Search the material for the word "this" and copy each line that holds it.

--- start MATERIAL TO PROCESS ---

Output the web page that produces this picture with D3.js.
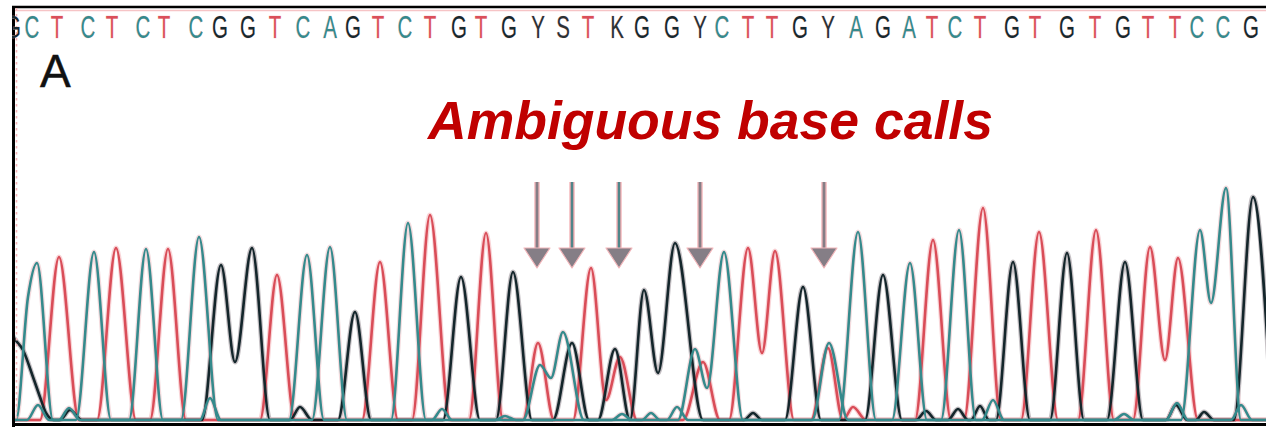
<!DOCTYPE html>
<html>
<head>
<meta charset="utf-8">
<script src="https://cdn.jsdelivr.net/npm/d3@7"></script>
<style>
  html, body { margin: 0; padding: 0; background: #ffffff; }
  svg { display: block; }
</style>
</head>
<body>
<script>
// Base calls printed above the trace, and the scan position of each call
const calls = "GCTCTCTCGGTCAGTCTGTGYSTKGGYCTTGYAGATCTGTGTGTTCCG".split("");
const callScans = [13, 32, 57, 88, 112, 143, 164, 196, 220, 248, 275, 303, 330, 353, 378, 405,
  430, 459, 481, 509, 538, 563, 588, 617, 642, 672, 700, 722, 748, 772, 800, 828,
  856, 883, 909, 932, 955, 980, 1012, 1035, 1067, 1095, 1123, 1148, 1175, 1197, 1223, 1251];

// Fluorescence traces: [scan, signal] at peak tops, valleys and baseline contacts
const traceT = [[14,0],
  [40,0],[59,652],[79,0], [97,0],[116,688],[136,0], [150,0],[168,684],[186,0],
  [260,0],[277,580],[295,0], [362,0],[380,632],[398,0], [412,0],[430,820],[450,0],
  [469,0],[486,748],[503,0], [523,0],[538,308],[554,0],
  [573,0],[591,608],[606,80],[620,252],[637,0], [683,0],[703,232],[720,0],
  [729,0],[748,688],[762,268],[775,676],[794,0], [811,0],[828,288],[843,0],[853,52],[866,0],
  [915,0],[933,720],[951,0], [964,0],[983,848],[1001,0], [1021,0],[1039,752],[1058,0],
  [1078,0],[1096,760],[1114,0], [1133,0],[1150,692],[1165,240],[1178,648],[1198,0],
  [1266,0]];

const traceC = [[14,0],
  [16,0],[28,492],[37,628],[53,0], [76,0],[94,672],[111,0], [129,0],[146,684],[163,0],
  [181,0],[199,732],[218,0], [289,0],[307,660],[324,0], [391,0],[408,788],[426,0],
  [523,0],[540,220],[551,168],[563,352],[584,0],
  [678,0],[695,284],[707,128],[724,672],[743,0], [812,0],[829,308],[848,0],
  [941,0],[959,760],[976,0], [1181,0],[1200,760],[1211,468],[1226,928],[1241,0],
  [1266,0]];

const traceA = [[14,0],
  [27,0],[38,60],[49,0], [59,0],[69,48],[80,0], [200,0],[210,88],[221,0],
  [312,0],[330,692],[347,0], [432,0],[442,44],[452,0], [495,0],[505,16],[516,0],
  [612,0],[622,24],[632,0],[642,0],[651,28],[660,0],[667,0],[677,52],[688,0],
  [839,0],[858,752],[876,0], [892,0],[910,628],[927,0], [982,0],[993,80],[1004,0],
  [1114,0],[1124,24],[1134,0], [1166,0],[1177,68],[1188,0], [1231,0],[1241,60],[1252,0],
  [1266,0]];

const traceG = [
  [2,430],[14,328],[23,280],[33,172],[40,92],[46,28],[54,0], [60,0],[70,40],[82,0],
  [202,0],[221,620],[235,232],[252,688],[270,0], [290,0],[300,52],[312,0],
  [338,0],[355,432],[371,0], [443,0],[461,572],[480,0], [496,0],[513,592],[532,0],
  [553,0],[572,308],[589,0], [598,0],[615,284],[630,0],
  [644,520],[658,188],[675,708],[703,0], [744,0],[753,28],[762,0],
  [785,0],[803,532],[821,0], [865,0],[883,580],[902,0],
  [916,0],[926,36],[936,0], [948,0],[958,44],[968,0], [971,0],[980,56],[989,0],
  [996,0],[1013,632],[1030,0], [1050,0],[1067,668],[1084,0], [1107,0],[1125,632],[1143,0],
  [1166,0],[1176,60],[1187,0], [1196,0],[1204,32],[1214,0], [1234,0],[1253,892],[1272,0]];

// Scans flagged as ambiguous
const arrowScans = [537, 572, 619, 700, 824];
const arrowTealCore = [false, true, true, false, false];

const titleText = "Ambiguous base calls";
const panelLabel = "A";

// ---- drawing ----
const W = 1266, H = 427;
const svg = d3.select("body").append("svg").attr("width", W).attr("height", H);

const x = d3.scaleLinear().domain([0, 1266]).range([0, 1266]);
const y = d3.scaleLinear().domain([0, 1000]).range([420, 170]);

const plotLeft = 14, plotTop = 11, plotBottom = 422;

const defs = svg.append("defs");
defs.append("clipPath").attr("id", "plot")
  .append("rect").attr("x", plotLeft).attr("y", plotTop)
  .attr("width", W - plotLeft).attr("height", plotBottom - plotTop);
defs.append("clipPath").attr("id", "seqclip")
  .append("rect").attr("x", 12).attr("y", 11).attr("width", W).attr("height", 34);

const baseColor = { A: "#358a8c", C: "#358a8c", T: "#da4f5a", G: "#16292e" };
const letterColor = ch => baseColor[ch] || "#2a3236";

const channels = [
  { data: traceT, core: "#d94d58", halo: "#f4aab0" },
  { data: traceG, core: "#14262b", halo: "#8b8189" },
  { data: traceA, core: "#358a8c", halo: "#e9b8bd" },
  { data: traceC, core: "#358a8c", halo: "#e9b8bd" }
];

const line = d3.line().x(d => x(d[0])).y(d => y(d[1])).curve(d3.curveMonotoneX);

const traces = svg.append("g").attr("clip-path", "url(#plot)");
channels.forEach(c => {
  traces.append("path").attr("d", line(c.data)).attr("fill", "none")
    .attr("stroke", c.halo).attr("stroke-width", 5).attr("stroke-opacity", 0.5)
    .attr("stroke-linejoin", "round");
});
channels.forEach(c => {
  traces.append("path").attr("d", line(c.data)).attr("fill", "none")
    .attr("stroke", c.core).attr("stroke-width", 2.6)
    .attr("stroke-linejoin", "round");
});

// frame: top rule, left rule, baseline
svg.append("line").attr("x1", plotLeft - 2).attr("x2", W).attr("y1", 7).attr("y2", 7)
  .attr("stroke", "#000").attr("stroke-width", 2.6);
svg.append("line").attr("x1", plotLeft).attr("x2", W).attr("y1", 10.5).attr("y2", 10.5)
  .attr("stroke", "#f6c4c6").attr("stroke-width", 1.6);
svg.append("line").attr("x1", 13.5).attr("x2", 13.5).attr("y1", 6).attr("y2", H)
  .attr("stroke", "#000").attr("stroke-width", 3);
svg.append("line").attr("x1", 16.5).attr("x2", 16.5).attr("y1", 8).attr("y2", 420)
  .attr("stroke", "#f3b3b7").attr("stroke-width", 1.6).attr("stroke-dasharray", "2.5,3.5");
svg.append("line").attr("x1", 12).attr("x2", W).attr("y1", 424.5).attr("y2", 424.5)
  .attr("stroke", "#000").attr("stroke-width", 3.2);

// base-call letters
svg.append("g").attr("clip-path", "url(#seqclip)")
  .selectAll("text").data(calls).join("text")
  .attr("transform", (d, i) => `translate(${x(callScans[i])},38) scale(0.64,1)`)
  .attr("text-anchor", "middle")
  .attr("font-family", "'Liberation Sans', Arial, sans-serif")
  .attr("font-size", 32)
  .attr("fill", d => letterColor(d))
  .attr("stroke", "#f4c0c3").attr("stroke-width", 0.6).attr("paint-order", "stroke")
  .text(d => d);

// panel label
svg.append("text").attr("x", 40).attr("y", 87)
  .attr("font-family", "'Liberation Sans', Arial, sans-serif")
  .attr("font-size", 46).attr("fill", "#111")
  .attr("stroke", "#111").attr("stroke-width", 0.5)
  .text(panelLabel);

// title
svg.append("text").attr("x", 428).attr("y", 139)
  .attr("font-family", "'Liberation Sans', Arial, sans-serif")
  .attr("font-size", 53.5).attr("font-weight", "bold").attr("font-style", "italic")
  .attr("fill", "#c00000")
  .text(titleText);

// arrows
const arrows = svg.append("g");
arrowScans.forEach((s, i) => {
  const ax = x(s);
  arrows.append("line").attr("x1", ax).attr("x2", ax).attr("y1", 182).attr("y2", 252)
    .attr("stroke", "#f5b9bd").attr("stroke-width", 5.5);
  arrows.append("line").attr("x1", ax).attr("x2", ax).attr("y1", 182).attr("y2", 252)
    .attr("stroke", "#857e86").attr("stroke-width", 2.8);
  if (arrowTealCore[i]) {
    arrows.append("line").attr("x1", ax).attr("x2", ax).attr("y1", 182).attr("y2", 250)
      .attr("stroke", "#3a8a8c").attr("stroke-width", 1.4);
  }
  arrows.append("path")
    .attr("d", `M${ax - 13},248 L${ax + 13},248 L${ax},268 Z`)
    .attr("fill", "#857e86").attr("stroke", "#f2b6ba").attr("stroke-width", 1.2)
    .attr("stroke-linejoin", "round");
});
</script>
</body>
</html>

--- end MATERIAL TO PROCESS ---
--- start MATERIAL TO PROCESS ---

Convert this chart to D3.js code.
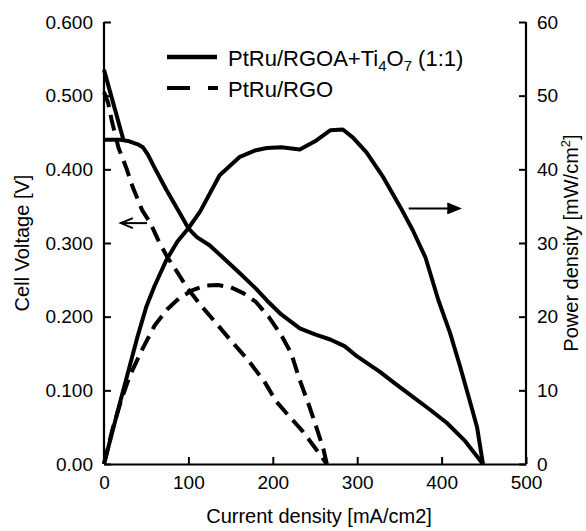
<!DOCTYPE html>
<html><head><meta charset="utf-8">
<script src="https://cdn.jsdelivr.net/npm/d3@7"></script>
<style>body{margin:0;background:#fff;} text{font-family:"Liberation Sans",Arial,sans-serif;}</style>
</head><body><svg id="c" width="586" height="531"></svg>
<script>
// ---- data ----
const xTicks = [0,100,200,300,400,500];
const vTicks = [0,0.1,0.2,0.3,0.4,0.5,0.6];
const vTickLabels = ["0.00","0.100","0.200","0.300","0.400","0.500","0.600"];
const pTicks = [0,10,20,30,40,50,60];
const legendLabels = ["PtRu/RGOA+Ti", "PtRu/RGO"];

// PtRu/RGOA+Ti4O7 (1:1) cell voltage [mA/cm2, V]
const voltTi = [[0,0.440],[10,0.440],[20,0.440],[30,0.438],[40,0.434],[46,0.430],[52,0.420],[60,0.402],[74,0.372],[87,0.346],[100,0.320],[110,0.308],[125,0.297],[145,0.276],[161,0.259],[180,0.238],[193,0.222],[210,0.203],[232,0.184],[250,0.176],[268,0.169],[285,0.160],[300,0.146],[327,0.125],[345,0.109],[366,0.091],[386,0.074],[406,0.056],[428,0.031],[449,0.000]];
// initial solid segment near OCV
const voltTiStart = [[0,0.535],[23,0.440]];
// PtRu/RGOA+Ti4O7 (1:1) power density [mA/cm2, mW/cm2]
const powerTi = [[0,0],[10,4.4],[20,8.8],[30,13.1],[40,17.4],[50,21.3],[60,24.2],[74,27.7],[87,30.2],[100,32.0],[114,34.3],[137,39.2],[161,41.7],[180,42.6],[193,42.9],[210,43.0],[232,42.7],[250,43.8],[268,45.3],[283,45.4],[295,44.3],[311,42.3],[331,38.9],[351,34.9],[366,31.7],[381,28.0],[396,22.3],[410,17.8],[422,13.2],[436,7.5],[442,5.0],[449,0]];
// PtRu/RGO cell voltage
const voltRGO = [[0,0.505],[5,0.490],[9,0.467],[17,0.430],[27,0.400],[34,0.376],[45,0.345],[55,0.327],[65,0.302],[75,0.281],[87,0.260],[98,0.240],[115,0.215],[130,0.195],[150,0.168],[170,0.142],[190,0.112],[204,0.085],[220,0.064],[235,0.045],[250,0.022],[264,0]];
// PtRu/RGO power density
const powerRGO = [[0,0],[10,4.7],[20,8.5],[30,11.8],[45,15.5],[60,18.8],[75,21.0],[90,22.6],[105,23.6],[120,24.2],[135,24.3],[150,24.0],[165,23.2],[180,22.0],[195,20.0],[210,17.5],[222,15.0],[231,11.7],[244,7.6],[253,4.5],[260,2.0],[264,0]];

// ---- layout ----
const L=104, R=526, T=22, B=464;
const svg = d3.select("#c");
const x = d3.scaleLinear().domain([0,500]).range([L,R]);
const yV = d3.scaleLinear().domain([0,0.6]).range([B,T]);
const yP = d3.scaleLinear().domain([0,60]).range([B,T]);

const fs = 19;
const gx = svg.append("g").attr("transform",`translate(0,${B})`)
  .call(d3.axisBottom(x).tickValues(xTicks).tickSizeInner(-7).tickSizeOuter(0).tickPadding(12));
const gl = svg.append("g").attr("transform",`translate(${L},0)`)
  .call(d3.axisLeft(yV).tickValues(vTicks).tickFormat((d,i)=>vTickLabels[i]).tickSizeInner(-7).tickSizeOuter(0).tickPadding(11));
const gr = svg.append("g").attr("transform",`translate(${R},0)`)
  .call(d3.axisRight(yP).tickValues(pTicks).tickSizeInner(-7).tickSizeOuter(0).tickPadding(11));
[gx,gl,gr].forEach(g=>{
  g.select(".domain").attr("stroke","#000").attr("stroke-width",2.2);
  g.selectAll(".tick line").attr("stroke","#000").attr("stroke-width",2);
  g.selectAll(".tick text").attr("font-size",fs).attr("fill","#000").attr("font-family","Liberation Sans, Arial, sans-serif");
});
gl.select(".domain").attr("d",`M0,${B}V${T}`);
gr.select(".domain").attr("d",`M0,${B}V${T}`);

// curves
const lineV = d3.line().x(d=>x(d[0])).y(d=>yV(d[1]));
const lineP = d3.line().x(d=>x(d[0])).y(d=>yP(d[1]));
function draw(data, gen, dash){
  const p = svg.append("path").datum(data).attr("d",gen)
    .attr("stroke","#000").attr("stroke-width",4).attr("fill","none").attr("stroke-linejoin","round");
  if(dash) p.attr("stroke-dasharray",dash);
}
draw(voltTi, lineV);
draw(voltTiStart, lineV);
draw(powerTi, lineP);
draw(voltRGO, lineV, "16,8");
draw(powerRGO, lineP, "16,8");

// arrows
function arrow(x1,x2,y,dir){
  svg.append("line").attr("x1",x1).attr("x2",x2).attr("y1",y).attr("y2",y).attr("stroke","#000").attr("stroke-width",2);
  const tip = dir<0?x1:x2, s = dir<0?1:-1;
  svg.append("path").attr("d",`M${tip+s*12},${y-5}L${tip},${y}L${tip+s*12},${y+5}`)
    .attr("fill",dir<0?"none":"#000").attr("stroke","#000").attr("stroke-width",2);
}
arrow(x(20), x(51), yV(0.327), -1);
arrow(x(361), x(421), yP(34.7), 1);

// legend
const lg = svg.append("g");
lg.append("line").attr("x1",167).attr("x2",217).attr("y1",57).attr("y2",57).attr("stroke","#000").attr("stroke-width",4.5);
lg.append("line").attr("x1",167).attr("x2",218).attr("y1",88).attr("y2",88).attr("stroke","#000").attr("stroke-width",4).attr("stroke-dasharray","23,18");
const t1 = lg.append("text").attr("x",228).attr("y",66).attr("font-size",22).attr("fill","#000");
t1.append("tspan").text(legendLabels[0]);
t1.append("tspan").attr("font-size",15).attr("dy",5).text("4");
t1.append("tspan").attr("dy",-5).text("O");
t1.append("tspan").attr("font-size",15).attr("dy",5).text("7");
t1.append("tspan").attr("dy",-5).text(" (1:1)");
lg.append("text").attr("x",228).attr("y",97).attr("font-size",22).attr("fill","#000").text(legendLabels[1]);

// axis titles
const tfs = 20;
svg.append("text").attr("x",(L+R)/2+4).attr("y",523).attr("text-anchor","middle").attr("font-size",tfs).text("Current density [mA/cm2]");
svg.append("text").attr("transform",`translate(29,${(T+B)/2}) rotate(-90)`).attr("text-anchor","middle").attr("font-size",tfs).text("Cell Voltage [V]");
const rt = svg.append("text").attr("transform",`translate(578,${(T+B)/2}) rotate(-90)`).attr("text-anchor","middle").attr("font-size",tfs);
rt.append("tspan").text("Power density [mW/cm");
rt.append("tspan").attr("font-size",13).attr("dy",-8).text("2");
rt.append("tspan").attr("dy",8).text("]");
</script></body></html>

--- end MATERIAL TO PROCESS ---

▶ _COMPLETE ANSWER_:
Output the web page that produces this picture with D3.js.
Convert this chart to D3.js code.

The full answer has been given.